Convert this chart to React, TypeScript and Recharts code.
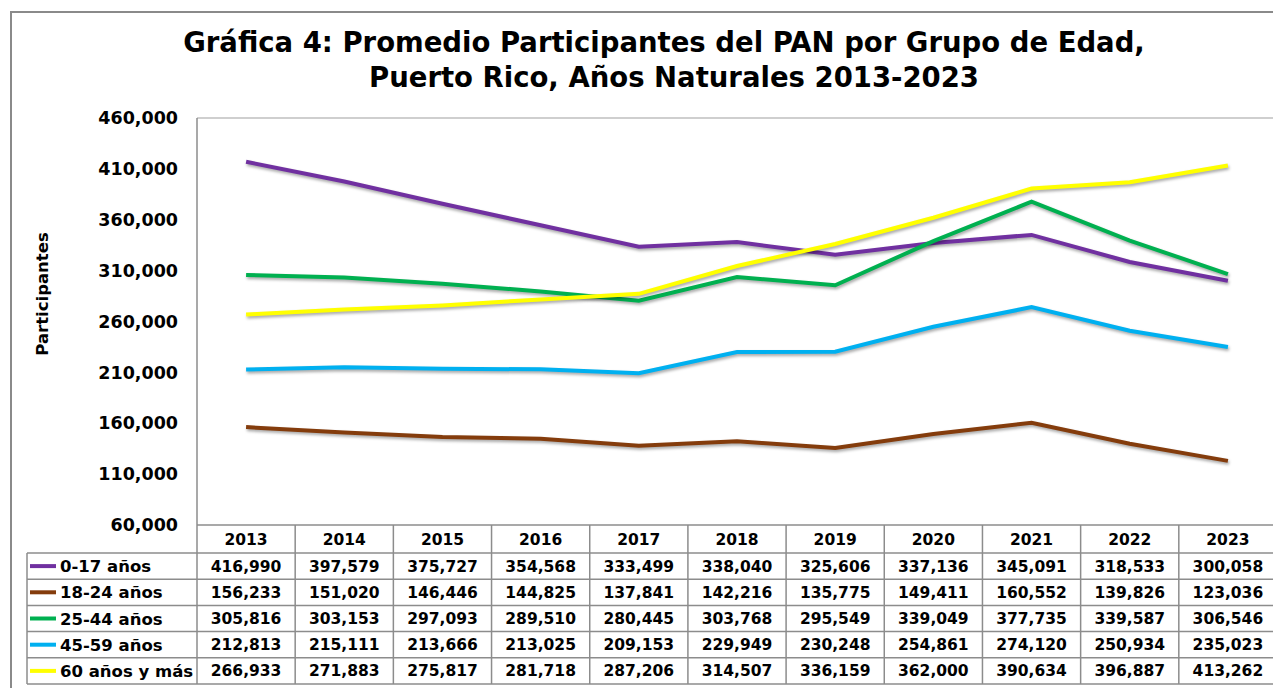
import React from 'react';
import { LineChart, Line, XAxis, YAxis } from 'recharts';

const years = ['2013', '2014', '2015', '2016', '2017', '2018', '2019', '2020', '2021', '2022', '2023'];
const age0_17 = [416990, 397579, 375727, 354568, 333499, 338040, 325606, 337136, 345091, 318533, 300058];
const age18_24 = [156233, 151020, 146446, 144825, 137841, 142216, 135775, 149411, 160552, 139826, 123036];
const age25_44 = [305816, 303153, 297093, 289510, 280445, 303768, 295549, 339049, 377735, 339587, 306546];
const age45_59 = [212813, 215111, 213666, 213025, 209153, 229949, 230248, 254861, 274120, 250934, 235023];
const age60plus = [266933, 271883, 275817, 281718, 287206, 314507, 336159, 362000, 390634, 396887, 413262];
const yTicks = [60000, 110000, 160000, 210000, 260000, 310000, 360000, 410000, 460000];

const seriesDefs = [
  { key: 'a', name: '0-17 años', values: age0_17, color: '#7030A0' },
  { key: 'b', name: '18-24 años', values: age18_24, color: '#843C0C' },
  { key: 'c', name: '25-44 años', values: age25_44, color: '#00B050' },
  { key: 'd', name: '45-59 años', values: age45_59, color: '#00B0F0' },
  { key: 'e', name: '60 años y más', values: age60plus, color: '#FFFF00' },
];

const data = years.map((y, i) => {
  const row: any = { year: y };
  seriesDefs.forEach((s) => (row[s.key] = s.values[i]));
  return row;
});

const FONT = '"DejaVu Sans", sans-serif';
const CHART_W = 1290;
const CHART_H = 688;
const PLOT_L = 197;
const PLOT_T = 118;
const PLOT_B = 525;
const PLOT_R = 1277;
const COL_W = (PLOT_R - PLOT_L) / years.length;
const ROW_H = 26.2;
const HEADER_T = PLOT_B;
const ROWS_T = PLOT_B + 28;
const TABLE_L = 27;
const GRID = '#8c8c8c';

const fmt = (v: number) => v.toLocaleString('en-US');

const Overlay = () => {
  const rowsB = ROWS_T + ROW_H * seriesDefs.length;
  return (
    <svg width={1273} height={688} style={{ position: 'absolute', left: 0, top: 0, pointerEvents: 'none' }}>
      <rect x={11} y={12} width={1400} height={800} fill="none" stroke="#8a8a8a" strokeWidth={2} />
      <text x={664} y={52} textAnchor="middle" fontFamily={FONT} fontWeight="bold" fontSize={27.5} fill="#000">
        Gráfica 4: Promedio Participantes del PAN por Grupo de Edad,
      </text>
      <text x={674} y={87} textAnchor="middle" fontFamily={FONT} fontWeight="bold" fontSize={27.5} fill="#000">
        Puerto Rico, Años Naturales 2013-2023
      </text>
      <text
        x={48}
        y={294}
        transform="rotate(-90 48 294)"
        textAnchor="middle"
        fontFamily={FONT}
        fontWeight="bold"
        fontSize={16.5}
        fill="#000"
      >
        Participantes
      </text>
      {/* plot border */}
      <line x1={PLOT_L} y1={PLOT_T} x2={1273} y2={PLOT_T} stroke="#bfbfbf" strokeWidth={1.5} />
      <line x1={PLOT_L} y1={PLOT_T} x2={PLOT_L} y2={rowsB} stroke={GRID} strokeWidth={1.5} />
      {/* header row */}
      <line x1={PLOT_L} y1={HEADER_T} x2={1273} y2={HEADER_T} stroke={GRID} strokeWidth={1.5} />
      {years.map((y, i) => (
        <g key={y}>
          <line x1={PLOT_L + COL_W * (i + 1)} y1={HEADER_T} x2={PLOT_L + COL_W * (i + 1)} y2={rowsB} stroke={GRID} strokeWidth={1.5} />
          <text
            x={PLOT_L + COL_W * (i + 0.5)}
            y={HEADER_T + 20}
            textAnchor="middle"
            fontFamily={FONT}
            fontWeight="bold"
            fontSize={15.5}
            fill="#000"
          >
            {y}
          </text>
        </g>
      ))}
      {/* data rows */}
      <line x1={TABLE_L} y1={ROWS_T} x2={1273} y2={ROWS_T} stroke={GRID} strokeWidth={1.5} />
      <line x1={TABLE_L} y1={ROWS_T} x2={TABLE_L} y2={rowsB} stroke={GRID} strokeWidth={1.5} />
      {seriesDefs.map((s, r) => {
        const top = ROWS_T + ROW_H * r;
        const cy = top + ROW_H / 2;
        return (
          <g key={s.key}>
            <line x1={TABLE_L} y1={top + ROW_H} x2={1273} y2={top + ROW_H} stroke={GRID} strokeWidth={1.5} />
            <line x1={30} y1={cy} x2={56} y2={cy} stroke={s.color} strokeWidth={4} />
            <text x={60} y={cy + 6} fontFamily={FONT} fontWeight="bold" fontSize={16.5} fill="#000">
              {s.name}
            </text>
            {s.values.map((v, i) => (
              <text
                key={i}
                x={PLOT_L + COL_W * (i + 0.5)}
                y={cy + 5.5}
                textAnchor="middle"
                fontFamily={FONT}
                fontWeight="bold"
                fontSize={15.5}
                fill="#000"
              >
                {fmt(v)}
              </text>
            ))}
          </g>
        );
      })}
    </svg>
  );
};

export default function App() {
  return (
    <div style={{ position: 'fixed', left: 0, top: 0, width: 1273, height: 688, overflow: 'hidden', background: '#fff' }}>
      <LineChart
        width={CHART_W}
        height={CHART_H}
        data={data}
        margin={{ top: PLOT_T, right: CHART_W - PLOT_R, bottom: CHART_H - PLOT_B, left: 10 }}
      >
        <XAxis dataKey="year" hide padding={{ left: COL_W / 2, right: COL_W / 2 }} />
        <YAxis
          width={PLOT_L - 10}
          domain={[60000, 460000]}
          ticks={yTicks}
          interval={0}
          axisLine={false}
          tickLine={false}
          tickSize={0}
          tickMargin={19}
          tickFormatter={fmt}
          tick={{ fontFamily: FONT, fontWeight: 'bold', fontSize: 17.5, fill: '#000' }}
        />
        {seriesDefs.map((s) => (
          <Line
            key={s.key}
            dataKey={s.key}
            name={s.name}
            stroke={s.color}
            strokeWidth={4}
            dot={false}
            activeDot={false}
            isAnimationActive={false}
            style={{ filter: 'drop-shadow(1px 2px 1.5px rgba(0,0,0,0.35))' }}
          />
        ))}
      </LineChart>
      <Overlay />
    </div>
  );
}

-.-.-

▸ What is needed: Copy nothing but the lines from the first one in the listing through the line with "Line, XAxis, YAxis", and omit the pictures.

▸ Result of this task:
Convert this chart to React, TypeScript and Recharts code.
import React from 'react';
import { LineChart, Line, XAxis, YAxis } from 'recharts';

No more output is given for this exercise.